#### [Prompt]
Present the data once more in exactly its original form.

>> START

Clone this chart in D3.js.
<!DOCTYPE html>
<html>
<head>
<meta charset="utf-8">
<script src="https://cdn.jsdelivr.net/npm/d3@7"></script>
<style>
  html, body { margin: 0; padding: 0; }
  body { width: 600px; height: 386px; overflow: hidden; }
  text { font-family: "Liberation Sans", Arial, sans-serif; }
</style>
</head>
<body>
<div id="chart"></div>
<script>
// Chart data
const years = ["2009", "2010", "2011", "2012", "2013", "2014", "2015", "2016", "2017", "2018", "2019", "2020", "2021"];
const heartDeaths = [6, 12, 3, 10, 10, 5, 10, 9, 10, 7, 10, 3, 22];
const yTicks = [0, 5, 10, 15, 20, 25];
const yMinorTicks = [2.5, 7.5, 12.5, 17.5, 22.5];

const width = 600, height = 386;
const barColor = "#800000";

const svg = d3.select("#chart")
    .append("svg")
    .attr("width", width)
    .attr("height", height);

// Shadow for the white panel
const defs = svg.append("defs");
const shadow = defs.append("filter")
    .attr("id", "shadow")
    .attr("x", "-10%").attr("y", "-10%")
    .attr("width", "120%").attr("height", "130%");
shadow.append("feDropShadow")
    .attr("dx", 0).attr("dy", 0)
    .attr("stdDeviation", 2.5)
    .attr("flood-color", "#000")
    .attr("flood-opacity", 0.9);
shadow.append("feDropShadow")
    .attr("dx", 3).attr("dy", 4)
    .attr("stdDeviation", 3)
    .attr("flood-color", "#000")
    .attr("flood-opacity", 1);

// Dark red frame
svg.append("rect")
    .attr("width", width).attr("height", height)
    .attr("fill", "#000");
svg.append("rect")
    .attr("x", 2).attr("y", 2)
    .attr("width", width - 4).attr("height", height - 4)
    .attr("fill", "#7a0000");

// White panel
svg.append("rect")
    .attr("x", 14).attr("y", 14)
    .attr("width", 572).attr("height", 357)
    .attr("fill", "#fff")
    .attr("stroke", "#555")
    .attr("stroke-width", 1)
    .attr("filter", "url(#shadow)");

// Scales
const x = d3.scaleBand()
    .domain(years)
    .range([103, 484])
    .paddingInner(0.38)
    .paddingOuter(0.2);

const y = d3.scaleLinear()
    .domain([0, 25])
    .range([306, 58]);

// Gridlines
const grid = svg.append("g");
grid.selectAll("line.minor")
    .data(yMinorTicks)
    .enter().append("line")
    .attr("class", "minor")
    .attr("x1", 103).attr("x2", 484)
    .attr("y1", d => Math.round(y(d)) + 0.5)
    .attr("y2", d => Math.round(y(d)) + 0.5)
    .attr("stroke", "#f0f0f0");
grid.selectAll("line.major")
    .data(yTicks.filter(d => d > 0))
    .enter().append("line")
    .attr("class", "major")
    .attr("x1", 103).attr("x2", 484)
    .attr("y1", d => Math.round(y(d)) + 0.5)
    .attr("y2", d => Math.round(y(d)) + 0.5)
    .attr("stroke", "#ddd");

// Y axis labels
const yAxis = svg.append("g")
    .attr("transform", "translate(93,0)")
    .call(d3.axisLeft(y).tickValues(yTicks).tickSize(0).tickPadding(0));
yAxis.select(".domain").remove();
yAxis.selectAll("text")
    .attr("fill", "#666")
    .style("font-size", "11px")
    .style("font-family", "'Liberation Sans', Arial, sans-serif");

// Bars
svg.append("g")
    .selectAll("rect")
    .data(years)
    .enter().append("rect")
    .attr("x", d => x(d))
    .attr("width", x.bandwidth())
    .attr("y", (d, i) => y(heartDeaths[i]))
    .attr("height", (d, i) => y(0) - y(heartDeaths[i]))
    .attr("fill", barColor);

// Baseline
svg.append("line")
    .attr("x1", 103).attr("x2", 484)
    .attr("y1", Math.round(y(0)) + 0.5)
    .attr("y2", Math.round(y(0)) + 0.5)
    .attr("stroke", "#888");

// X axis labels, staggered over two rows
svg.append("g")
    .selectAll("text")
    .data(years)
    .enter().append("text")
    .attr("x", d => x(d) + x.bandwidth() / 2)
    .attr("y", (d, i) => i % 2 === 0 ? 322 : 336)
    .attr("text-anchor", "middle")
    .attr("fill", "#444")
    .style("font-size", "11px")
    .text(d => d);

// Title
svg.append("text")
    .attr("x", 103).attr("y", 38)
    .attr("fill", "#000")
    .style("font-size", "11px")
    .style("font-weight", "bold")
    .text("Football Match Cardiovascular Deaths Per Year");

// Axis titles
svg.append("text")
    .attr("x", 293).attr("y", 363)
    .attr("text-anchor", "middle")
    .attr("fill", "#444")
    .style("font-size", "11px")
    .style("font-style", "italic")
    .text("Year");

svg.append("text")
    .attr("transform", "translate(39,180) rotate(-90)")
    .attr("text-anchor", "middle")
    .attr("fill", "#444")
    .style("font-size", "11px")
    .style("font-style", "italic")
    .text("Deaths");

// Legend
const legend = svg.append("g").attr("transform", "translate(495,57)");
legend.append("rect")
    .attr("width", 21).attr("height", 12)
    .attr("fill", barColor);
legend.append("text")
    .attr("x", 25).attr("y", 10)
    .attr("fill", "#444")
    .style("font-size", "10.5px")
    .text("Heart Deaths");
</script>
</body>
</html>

>> END

#### [Written response]
Clone this chart in D3.js.
<!DOCTYPE html>
<html>
<head>
<meta charset="utf-8">
<script src="https://cdn.jsdelivr.net/npm/d3@7"></script>
<style>
  html, body { margin: 0; padding: 0; }
  body { width: 600px; height: 386px; overflow: hidden; }
  text { font-family: "Liberation Sans", Arial, sans-serif; }
</style>
</head>
<body>
<div id="chart"></div>
<script>
// Chart data
const years = ["2009", "2010", "2011", "2012", "2013", "2014", "2015", "2016", "2017", "2018", "2019", "2020", "2021"];
const heartDeaths = [6, 12, 3, 10, 10, 5, 10, 9, 10, 7, 10, 3, 22];
const yTicks = [0, 5, 10, 15, 20, 25];
const yMinorTicks = [2.5, 7.5, 12.5, 17.5, 22.5];

const width = 600, height = 386;
const barColor = "#800000";

const svg = d3.select("#chart")
    .append("svg")
    .attr("width", width)
    .attr("height", height);

// Shadow for the white panel
const defs = svg.append("defs");
const shadow = defs.append("filter")
    .attr("id", "shadow")
    .attr("x", "-10%").attr("y", "-10%")
    .attr("width", "120%").attr("height", "130%");
shadow.append("feDropShadow")
    .attr("dx", 0).attr("dy", 0)
    .attr("stdDeviation", 2.5)
    .attr("flood-color", "#000")
    .attr("flood-opacity", 0.9);
shadow.append("feDropShadow")
    .attr("dx", 3).attr("dy", 4)
    .attr("stdDeviation", 3)
    .attr("flood-color", "#000")
    .attr("flood-opacity", 1);

// Dark red frame
svg.append("rect")
    .attr("width", width).attr("height", height)
    .attr("fill", "#000");
svg.append("rect")
    .attr("x", 2).attr("y", 2)
    .attr("width", width - 4).attr("height", height - 4)
    .attr("fill", "#7a0000");

// White panel
svg.append("rect")
    .attr("x", 14).attr("y", 14)
    .attr("width", 572).attr("height", 357)
    .attr("fill", "#fff")
    .attr("stroke", "#555")
    .attr("stroke-width", 1)
    .attr("filter", "url(#shadow)");

// Scales
const x = d3.scaleBand()
    .domain(years)
    .range([103, 484])
    .paddingInner(0.38)
    .paddingOuter(0.2);

const y = d3.scaleLinear()
    .domain([0, 25])
    .range([306, 58]);

// Gridlines
const grid = svg.append("g");
grid.selectAll("line.minor")
    .data(yMinorTicks)
    .enter().append("line")
    .attr("class", "minor")
    .attr("x1", 103).attr("x2", 484)
    .attr("y1", d => Math.round(y(d)) + 0.5)
    .attr("y2", d => Math.round(y(d)) + 0.5)
    .attr("stroke", "#f0f0f0");
grid.selectAll("line.major")
    .data(yTicks.filter(d => d > 0))
    .enter().append("line")
    .attr("class", "major")
    .attr("x1", 103).attr("x2", 484)
    .attr("y1", d => Math.round(y(d)) + 0.5)
    .attr("y2", d => Math.round(y(d)) + 0.5)
    .attr("stroke", "#ddd");

// Y axis labels
const yAxis = svg.append("g")
    .attr("transform", "translate(93,0)")
    .call(d3.axisLeft(y).tickValues(yTicks).tickSize(0).tickPadding(0));
yAxis.select(".domain").remove();
yAxis.selectAll("text")
    .attr("fill", "#666")
    .style("font-size", "11px")
    .style("font-family", "'Liberation Sans', Arial, sans-serif");

// Bars
svg.append("g")
    .selectAll("rect")
    .data(years)
    .enter().append("rect")
    .attr("x", d => x(d))
    .attr("width", x.bandwidth())
    .attr("y", (d, i) => y(heartDeaths[i]))
    .attr("height", (d, i) => y(0) - y(heartDeaths[i]))
    .attr("fill", barColor);

// Baseline
svg.append("line")
    .attr("x1", 103).attr("x2", 484)
    .attr("y1", Math.round(y(0)) + 0.5)
    .attr("y2", Math.round(y(0)) + 0.5)
    .attr("stroke", "#888");

// X axis labels, staggered over two rows
svg.append("g")
    .selectAll("text")
    .data(years)
    .enter().append("text")
    .attr("x", d => x(d) + x.bandwidth() / 2)
    .attr("y", (d, i) => i % 2 === 0 ? 322 : 336)
    .attr("text-anchor", "middle")
    .attr("fill", "#444")
    .style("font-size", "11px")
    .text(d => d);

// Title
svg.append("text")
    .attr("x", 103).attr("y", 38)
    .attr("fill", "#000")
    .style("font-size", "11px")
    .style("font-weight", "bold")
    .text("Football Match Cardiovascular Deaths Per Year");

// Axis titles
svg.append("text")
    .attr("x", 293).attr("y", 363)
    .attr("text-anchor", "middle")
    .attr("fill", "#444")
    .style("font-size", "11px")
    .style("font-style", "italic")
    .text("Year");

svg.append("text")
    .attr("transform", "translate(39,180) rotate(-90)")
    .attr("text-anchor", "middle")
    .attr("fill", "#444")
    .style("font-size", "11px")
    .style("font-style", "italic")
    .text("Deaths");

// Legend
const legend = svg.append("g").attr("transform", "translate(495,57)");
legend.append("rect")
    .attr("width", 21).attr("height", 12)
    .attr("fill", barColor);
legend.append("text")
    .attr("x", 25).attr("y", 10)
    .attr("fill", "#444")
    .style("font-size", "10.5px")
    .text("Heart Deaths");
</script>
</body>
</html>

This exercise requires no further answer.